#### EXERCISE OBJECTIVE:
Repeat the records in full and exactly, omitting pictures.

#### STORED ROWS:

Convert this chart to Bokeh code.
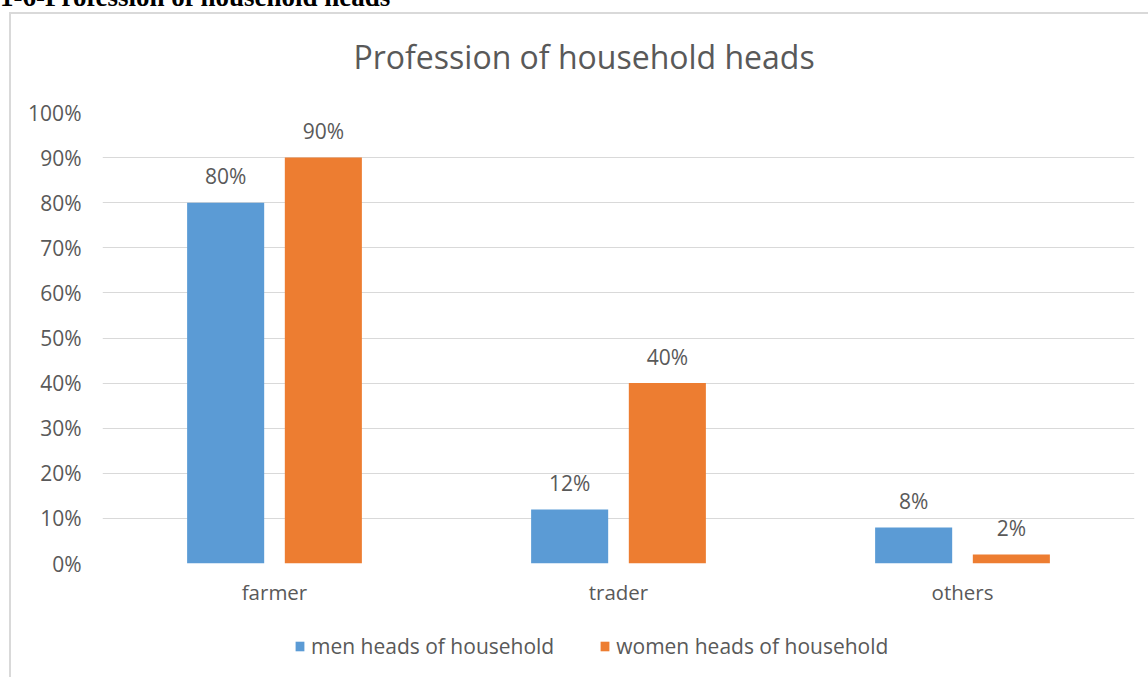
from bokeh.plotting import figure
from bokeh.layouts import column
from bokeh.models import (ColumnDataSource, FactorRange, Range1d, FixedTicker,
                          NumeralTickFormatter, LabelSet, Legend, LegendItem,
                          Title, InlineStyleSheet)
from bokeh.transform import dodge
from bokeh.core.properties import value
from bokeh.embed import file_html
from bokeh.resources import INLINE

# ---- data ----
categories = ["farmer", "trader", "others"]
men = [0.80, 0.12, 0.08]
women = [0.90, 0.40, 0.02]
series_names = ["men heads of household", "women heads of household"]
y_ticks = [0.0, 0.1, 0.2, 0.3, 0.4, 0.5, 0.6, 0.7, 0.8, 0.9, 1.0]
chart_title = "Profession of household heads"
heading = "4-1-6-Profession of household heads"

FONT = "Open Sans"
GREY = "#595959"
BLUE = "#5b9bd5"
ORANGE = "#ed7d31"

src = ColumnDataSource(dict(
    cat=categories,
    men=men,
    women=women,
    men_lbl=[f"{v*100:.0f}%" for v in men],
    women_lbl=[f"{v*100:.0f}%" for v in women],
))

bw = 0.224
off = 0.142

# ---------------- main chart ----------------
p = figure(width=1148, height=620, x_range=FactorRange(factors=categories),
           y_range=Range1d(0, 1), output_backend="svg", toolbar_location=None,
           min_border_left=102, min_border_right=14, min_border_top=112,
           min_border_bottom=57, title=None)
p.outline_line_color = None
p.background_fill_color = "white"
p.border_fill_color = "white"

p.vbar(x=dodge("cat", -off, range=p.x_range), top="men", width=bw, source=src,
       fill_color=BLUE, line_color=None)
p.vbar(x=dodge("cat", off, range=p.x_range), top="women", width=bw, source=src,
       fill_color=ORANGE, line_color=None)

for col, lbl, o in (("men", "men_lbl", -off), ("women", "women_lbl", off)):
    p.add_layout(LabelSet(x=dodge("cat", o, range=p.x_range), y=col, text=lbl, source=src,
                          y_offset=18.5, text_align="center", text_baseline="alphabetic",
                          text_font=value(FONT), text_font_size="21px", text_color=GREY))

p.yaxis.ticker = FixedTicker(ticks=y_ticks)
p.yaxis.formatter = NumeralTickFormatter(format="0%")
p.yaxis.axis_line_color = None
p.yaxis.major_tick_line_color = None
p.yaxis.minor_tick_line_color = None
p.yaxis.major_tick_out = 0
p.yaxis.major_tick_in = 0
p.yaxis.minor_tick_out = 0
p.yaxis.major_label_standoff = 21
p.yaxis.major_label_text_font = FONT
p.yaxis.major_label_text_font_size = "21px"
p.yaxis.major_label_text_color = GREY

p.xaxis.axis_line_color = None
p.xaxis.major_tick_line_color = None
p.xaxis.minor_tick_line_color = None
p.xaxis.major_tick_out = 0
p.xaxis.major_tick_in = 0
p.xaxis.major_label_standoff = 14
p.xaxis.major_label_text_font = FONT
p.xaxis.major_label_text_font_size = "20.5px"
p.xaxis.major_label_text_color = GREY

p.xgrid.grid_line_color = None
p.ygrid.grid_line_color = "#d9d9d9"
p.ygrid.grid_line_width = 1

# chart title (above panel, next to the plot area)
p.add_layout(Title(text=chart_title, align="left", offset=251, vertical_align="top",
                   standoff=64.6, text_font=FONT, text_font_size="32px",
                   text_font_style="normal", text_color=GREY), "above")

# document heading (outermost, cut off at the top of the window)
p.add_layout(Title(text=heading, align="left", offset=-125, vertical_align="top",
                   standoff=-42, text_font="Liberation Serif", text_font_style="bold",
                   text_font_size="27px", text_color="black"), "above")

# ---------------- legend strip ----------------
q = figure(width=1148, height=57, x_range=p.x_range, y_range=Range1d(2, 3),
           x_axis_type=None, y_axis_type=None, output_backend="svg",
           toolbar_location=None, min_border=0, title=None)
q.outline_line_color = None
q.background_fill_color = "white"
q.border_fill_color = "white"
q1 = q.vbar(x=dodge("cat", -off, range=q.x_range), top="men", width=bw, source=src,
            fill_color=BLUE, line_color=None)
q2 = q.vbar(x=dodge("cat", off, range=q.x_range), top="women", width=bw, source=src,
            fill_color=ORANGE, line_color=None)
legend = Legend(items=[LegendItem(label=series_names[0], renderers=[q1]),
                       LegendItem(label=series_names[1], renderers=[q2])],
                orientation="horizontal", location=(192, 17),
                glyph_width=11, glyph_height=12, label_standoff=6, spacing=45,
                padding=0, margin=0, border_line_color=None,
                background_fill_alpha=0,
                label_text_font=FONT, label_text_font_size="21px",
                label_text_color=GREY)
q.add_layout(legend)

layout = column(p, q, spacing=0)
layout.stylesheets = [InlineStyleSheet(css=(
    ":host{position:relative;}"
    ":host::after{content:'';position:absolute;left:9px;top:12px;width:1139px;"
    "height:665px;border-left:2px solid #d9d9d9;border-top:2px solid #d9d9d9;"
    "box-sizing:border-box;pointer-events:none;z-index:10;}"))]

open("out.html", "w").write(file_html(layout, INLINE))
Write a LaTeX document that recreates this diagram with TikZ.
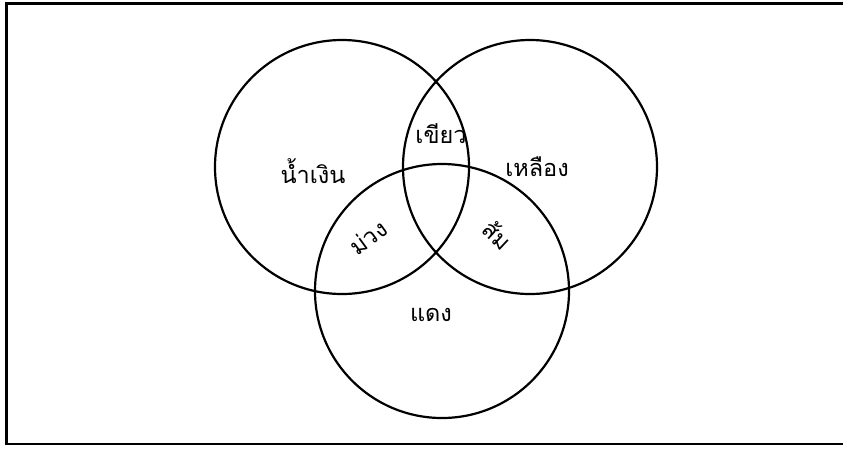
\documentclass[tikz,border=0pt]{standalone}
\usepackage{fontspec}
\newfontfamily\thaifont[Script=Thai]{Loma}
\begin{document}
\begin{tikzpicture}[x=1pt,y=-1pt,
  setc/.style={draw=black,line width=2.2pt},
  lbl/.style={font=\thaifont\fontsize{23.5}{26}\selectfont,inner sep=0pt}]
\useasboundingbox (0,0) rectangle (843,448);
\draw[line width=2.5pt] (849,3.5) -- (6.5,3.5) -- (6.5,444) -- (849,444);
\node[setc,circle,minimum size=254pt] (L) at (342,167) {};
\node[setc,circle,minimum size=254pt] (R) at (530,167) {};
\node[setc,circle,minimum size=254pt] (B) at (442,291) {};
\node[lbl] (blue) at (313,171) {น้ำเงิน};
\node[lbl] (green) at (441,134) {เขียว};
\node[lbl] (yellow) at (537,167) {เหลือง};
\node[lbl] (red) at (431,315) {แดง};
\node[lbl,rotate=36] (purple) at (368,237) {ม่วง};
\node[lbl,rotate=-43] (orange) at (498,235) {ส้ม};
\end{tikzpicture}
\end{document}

#### CORRECT RESPONSE:
Convert this chart to Bokeh code.
from bokeh.plotting import figure
from bokeh.layouts import column
from bokeh.models import (ColumnDataSource, FactorRange, Range1d, FixedTicker,
                          NumeralTickFormatter, LabelSet, Legend, LegendItem,
                          Title, InlineStyleSheet)
from bokeh.transform import dodge
from bokeh.core.properties import value
from bokeh.embed import file_html
from bokeh.resources import INLINE

# ---- data ----
categories = ["farmer", "trader", "others"]
men = [0.80, 0.12, 0.08]
women = [0.90, 0.40, 0.02]
series_names = ["men heads of household", "women heads of household"]
y_ticks = [0.0, 0.1, 0.2, 0.3, 0.4, 0.5, 0.6, 0.7, 0.8, 0.9, 1.0]
chart_title = "Profession of household heads"
heading = "4-1-6-Profession of household heads"

FONT = "Open Sans"
GREY = "#595959"
BLUE = "#5b9bd5"
ORANGE = "#ed7d31"

src = ColumnDataSource(dict(
    cat=categories,
    men=men,
    women=women,
    men_lbl=[f"{v*100:.0f}%" for v in men],
    women_lbl=[f"{v*100:.0f}%" for v in women],
))

bw = 0.224
off = 0.142

# ---------------- main chart ----------------
p = figure(width=1148, height=620, x_range=FactorRange(factors=categories),
           y_range=Range1d(0, 1), output_backend="svg", toolbar_location=None,
           min_border_left=102, min_border_right=14, min_border_top=112,
           min_border_bottom=57, title=None)
p.outline_line_color = None
p.background_fill_color = "white"
p.border_fill_color = "white"

p.vbar(x=dodge("cat", -off, range=p.x_range), top="men", width=bw, source=src,
       fill_color=BLUE, line_color=None)
p.vbar(x=dodge("cat", off, range=p.x_range), top="women", width=bw, source=src,
       fill_color=ORANGE, line_color=None)

for col, lbl, o in (("men", "men_lbl", -off), ("women", "women_lbl", off)):
    p.add_layout(LabelSet(x=dodge("cat", o, range=p.x_range), y=col, text=lbl, source=src,
                          y_offset=18.5, text_align="center", text_baseline="alphabetic",
                          text_font=value(FONT), text_font_size="21px", text_color=GREY))

p.yaxis.ticker = FixedTicker(ticks=y_ticks)
p.yaxis.formatter = NumeralTickFormatter(format="0%")
p.yaxis.axis_line_color = None
p.yaxis.major_tick_line_color = None
p.yaxis.minor_tick_line_color = None
p.yaxis.major_tick_out = 0
p.yaxis.major_tick_in = 0
p.yaxis.minor_tick_out = 0
p.yaxis.major_label_standoff = 21
p.yaxis.major_label_text_font = FONT
p.yaxis.major_label_text_font_size = "21px"
p.yaxis.major_label_text_color = GREY

p.xaxis.axis_line_color = None
p.xaxis.major_tick_line_color = None
p.xaxis.minor_tick_line_color = None
p.xaxis.major_tick_out = 0
p.xaxis.major_tick_in = 0
p.xaxis.major_label_standoff = 14
p.xaxis.major_label_text_font = FONT
p.xaxis.major_label_text_font_size = "20.5px"
p.xaxis.major_label_text_color = GREY

p.xgrid.grid_line_color = None
p.ygrid.grid_line_color = "#d9d9d9"
p.ygrid.grid_line_width = 1

# chart title (above panel, next to the plot area)
p.add_layout(Title(text=chart_title, align="left", offset=251, vertical_align="top",
                   standoff=64.6, text_font=FONT, text_font_size="32px",
                   text_font_style="normal", text_color=GREY), "above")

# document heading (outermost, cut off at the top of the window)
p.add_layout(Title(text=heading, align="left", offset=-125, vertical_align="top",
                   standoff=-42, text_font="Liberation Serif", text_font_style="bold",
                   text_font_size="27px", text_color="black"), "above")

# ---------------- legend strip ----------------
q = figure(width=1148, height=57, x_range=p.x_range, y_range=Range1d(2, 3),
           x_axis_type=None, y_axis_type=None, output_backend="svg",
           toolbar_location=None, min_border=0, title=None)
q.outline_line_color = None
q.background_fill_color = "white"
q.border_fill_color = "white"
q1 = q.vbar(x=dodge("cat", -off, range=q.x_range), top="men", width=bw, source=src,
            fill_color=BLUE, line_color=None)
q2 = q.vbar(x=dodge("cat", off, range=q.x_range), top="women", width=bw, source=src,
            fill_color=ORANGE, line_color=None)
legend = Legend(items=[LegendItem(label=series_names[0], renderers=[q1]),
                       LegendItem(label=series_names[1], renderers=[q2])],
                orientation="horizontal", location=(192, 17),
                glyph_width=11, glyph_height=12, label_standoff=6, spacing=45,
                padding=0, margin=0, border_line_color=None,
                background_fill_alpha=0,
                label_text_font=FONT, label_text_font_size="21px",
                label_text_color=GREY)
q.add_layout(legend)

layout = column(p, q, spacing=0)
layout.stylesheets = [InlineStyleSheet(css=(
    ":host{position:relative;}"
    ":host::after{content:'';position:absolute;left:9px;top:12px;width:1139px;"
    "height:665px;border-left:2px solid #d9d9d9;border-top:2px solid #d9d9d9;"
    "box-sizing:border-box;pointer-events:none;z-index:10;}"))]

open("out.html", "w").write(file_html(layout, INLINE))
Write a LaTeX document that recreates this diagram with TikZ.
\documentclass[tikz,border=0pt]{standalone}
\usepackage{fontspec}
\newfontfamily\thaifont[Script=Thai]{Loma}
\begin{document}
\begin{tikzpicture}[x=1pt,y=-1pt,
  setc/.style={draw=black,line width=2.2pt},
  lbl/.style={font=\thaifont\fontsize{23.5}{26}\selectfont,inner sep=0pt}]
\useasboundingbox (0,0) rectangle (843,448);
\draw[line width=2.5pt] (849,3.5) -- (6.5,3.5) -- (6.5,444) -- (849,444);
\node[setc,circle,minimum size=254pt] (L) at (342,167) {};
\node[setc,circle,minimum size=254pt] (R) at (530,167) {};
\node[setc,circle,minimum size=254pt] (B) at (442,291) {};
\node[lbl] (blue) at (313,171) {น้ำเงิน};
\node[lbl] (green) at (441,134) {เขียว};
\node[lbl] (yellow) at (537,167) {เหลือง};
\node[lbl] (red) at (431,315) {แดง};
\node[lbl,rotate=36] (purple) at (368,237) {ม่วง};
\node[lbl,rotate=-43] (orange) at (498,235) {ส้ม};
\end{tikzpicture}
\end{document}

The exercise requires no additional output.